So far fourth quarter earnings have made a mockery of things.
Of 20 S&P 500 companies that have provided Q4 guidance so far, 18 of them have guided lower, "slashing" their forecasts, according to Goldman Sachs and CNBC (as of Monday afternoon).
What's more, roughly one quarter of the reported earnings have come in flat to middling. According to Capital IQ, overall revenues are up only slightly at 0.34%.
Yet, for some reason the S&P 500 is only 3.89% off of its highs and is up 12.01% year-to-date through Wednesday afternoon.
Under the circumstances this suggests two things to me:
- There's a lot of volatility waiting in the wings; and,
- The near-term risk is to the downside.
First, let's tackle the volatility that's still in store; then we'll move on to what you can do to prepare for it.
The Q4 Earnings Story
So far this earnings season, roughly one quarter of the S&P 500 has already reported. That leaves the market with nearly 375 companies that have yet to spit out their numbers, roughly 150 alone this week.
Assuming the balance follows the pattern set so far, companies like Caterpillar Inc. (NYSE: CAT), Philip Morris International (NYSE: PM), and 3M Co. (NYSE: MMM) are going to show "respectable" (under the circumstances) numbers while talking about the "challenges" they see ahead.
Meanwhile, a few others, like DuPont (NYSE: DD) and United Technologies (NYSE: UTX), are going to reflect weakening earnings and revenue pressures leading to further cost-cutting as a means of protecting profits. These will include job cuts.
I also expect the bulk of the remaining companies will take the opportunity to lower their expectations -- especially when you consider that 61% of the companies as of Monday afternoon missed revenue expectations.
The irony here is that 61% of the companies that have reported over the same period have also exceeded analysts' expectations.
Naturally the markets will punish those who missed even when what they should recognize is that the analysts were wrong yet again. But that's another story for another time.
What's important to understand is that top-tier company management is using this earnings season to accomplish three things.
First, they're telegraphing real worries from the C-suite. Despite what the Fed wants us to believe, executives remain cautious and uncertain. So they are hoarding cash, hiring only when necessary and trimming things to the bone.
Second, they're lowering the expectations bar to the point where any hint of prowess in the future will likely induce an earnings "surprise" and engender additional support for their share prices.

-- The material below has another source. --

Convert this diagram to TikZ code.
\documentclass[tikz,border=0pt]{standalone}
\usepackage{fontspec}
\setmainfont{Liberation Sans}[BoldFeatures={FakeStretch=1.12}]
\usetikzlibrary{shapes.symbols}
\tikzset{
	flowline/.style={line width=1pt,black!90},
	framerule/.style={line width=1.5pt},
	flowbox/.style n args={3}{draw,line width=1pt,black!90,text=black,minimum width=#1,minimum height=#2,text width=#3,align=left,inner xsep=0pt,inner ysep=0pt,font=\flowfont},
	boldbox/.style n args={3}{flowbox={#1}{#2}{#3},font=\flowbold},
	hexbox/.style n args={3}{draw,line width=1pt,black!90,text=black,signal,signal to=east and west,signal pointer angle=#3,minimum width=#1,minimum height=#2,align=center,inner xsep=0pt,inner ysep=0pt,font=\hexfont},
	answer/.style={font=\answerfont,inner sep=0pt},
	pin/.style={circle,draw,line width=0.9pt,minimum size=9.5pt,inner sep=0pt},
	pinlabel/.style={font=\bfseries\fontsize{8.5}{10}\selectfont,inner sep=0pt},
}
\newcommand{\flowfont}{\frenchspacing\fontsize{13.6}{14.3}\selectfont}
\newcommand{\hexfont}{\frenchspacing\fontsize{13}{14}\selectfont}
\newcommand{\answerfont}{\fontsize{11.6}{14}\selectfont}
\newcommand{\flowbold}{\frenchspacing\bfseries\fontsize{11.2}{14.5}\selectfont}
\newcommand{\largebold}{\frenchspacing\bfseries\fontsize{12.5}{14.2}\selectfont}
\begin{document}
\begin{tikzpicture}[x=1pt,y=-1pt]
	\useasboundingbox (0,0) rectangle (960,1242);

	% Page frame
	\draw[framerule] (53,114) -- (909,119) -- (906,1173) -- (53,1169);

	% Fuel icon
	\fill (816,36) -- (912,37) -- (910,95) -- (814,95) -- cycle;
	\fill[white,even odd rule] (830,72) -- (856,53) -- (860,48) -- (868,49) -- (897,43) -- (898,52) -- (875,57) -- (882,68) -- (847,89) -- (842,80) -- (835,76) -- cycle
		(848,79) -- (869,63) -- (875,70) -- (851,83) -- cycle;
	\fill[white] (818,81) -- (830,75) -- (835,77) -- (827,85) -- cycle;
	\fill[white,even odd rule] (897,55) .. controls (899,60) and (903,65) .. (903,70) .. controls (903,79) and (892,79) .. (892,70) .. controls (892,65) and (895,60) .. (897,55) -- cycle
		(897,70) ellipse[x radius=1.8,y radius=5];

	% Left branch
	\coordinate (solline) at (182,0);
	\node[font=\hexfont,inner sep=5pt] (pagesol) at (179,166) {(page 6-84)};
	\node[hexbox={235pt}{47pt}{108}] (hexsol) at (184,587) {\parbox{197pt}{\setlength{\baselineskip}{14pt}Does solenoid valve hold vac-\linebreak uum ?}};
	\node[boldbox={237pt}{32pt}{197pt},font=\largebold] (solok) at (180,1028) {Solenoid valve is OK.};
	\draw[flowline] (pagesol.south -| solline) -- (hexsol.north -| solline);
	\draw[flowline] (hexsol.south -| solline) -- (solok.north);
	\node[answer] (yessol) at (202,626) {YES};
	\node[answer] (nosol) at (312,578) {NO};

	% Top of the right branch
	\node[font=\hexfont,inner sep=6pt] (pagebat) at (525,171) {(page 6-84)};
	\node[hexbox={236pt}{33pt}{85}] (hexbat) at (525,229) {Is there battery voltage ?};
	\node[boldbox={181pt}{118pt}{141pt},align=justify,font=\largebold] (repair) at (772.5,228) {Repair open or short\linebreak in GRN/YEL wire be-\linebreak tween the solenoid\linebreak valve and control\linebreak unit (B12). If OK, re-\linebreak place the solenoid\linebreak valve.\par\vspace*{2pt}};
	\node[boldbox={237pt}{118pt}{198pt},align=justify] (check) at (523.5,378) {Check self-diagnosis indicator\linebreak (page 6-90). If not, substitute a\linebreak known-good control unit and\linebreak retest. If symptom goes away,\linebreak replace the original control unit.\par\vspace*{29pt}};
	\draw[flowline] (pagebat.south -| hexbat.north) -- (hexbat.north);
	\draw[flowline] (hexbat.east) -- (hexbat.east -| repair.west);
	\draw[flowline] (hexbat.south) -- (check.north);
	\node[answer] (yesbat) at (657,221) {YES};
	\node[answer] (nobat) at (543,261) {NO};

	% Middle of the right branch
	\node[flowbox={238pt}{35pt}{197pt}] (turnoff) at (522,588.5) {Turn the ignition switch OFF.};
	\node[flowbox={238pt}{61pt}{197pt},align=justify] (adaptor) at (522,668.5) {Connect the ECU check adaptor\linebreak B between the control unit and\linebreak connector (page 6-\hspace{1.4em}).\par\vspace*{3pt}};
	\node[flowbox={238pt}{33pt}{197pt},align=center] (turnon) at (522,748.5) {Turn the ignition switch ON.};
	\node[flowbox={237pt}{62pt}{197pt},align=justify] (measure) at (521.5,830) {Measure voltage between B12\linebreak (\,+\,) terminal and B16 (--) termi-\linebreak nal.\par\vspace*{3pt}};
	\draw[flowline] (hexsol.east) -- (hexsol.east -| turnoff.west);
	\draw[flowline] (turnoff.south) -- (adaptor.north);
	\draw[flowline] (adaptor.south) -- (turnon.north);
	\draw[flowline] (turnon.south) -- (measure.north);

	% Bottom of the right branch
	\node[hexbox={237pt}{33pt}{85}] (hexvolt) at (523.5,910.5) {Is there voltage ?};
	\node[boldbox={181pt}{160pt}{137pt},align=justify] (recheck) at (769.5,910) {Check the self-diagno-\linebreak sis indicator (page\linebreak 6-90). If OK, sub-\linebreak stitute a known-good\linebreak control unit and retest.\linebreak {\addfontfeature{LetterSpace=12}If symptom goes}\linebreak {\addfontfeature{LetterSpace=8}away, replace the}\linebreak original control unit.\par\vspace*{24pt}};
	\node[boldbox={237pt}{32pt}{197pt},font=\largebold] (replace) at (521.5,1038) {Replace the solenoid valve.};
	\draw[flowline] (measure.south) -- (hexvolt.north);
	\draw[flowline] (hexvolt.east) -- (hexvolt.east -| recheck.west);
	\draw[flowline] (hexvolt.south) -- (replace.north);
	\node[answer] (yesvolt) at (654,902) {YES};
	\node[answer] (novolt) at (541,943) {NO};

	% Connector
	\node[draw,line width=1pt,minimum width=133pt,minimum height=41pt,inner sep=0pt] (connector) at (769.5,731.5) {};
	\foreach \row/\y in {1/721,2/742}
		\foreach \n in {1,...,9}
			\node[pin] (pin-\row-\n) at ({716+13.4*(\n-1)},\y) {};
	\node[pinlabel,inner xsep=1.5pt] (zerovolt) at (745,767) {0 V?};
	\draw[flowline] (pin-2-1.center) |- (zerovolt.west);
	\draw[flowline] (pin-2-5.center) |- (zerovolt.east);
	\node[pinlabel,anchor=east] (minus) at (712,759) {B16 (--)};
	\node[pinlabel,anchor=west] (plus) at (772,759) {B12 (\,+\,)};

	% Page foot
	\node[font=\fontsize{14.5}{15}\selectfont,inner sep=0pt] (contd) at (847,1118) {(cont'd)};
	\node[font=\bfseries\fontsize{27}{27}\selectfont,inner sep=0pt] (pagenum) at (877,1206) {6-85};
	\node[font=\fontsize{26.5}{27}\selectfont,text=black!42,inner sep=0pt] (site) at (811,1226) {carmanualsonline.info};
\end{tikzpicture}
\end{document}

Three, they hope investors will respond to both situations favorably and they're banking on Fed policy as the primer. There's no question the Fed has run out of bullets given the near-complete lack of response in the markets to QE infinity. And with the fiscal cliff approaching, they'd like to appear protective rather than aggressive, figuring it's the easier position to defend.
Now let's talk about the downside.
If you look at a chart below of the S&P 500, the range-bound conditions we've seen since this crisis began are evident. So are the much broader ranges since 2000, which is really where this mess started from a technical standpoint.

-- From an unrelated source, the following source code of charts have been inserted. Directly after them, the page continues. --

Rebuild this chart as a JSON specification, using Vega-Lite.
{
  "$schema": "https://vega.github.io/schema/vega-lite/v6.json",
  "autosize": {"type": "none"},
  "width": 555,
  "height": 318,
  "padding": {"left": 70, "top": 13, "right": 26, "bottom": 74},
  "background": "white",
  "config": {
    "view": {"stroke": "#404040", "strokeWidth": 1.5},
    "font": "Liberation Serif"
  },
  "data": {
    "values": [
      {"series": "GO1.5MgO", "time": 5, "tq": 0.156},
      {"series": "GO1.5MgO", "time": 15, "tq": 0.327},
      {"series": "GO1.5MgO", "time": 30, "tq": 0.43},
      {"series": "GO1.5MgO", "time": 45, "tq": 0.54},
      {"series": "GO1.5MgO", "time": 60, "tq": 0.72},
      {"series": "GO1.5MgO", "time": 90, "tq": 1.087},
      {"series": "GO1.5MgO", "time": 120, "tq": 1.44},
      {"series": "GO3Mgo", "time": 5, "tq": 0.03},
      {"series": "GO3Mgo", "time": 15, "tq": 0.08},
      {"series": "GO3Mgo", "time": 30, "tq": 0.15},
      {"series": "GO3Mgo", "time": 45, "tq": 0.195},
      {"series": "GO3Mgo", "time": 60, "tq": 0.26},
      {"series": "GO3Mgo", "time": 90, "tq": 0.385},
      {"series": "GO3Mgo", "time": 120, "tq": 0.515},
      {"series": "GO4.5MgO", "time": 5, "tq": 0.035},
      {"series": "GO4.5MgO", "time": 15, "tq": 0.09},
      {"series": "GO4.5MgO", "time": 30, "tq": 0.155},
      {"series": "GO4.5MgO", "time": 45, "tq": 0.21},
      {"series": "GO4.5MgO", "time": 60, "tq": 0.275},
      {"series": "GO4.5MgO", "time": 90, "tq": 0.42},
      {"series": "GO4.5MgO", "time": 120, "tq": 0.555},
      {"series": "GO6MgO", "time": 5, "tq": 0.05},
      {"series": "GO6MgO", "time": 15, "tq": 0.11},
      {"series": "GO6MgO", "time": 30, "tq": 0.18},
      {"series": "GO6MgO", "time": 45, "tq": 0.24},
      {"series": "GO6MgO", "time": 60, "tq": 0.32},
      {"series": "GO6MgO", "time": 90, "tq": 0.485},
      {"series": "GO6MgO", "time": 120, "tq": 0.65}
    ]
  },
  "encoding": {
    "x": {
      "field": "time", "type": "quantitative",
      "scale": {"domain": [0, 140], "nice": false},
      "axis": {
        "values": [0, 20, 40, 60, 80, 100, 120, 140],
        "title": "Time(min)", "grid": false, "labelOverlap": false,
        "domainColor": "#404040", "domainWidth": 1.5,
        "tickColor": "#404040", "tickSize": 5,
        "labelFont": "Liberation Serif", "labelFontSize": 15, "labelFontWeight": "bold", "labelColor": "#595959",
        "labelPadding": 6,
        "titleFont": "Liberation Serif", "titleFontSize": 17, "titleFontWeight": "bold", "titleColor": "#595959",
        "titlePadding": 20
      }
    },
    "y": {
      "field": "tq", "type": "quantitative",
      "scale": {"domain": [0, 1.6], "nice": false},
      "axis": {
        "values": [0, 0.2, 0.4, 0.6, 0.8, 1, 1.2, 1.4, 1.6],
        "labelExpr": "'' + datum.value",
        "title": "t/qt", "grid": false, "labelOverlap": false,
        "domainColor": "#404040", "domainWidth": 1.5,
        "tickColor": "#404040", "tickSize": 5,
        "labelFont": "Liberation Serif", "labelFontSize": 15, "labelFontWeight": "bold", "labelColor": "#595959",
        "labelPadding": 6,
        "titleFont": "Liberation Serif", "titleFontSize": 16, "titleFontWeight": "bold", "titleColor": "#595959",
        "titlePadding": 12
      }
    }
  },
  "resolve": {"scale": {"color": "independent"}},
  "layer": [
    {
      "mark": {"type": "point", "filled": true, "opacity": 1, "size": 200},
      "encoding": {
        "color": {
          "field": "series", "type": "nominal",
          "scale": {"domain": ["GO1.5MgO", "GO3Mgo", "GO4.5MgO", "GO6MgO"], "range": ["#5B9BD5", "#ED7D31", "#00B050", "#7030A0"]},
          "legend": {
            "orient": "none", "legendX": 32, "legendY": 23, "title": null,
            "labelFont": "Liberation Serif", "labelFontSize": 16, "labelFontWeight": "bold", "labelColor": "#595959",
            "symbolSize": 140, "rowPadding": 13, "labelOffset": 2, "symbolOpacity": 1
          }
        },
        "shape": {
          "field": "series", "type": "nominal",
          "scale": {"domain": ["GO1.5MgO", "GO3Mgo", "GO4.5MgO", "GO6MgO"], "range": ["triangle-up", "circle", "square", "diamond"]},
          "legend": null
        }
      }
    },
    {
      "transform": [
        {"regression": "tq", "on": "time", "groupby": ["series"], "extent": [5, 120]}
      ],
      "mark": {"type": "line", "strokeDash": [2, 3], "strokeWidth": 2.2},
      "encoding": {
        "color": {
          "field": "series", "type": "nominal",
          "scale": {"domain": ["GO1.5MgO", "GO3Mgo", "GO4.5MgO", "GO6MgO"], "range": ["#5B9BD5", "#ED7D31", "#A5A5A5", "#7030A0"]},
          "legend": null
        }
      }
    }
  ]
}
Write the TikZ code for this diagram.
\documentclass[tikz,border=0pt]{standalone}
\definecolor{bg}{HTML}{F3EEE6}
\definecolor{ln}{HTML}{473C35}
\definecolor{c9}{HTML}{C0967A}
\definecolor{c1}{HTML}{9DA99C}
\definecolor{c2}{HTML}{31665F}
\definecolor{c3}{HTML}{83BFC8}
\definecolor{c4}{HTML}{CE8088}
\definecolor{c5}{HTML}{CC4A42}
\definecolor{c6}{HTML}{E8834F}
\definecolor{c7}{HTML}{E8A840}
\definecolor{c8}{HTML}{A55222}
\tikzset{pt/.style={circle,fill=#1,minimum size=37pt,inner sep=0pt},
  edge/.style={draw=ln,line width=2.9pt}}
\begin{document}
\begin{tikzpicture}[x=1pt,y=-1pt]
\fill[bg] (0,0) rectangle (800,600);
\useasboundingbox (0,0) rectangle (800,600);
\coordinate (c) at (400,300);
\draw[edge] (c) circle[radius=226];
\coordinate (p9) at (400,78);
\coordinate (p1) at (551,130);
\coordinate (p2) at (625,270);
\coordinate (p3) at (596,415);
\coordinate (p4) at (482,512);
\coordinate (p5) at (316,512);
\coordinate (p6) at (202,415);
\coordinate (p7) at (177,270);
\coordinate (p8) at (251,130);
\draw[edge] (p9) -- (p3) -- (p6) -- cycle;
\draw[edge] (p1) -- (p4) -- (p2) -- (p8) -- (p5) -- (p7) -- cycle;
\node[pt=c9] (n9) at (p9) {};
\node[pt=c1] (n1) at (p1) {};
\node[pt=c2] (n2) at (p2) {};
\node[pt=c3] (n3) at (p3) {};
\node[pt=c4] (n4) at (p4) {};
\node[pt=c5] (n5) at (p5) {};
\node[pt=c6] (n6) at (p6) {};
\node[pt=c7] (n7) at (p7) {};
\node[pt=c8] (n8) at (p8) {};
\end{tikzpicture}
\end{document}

Put that against Professor Robert Shiller's work, and you can see the Fed is clearly trying to engineer a rally even when the natural proclivity is to guide lower to the norms established since the end of WWII.
At 17.7 times earnings, the S&P 500 is still expensive in the big scheme of things.
This isn't a surprise. Or, at least it shouldn't be.
As my good friend Barry Ritholtz, CEO of Fusion IQ, recently pointed out so eloquently in his blog, The Big Picture, the "Fed's liquidity fire hose has forced managers into equities beyond what is normally prudent."
That's the key: normally prudent. There's nothing normally prudent about anything the Fed is doing at the moment.
Sell Your Gold??
And that brings me to what you can do about all of this brewing volatility...prudently...and ahead of time:
- Hedge your bets by either shorting stocks or picking up shares of my favorite inverse fund, the Rydex Inverse S&P 500 Fund (RYURX), or tapping into an inverse ETF like ProShares Short S&P500 (NYSEArca: SH). Michael Purves, who is the Chief Global Strategist for Weeden & Co, made the case for shorting small caps as an alternative on CNBC, recently noting that the higher financial leverage and lower yields offer better opportunity. I agree, but only if you can stomach the additional risk.
- Be ready to sell your gold then buy it back again at a lower price. Don't I mean buy gold then get ready to sell it? Nope. Not this time. Many hedge funds and institutions are using gold to collateralize their marginable assets right now so one of the first things they're going to sell to raise cash when faced with a margin call is gold. They're also sitting on large profits that they'll immediately begin to take off the table in a sell-off. This will end up catching a lot of investors by surprise because they expect gold to take off when the stuff hits the fan. It will...but only after it takes an initial hit.
- Ratchet up your trailing stops. The markets have risen significantly since the beginning of the year. If you're using your trailing stops properly (and I hope you are given how frequently we've talked about them), that means you should be moving up your stops in near lock step. Or, consider buying put options as an alternative. The last thing you want to do is let a big gainer turn into a loser if things roll over.
And as always, remember that buy-and-hold is a marketing gimmick, not an investment strategy.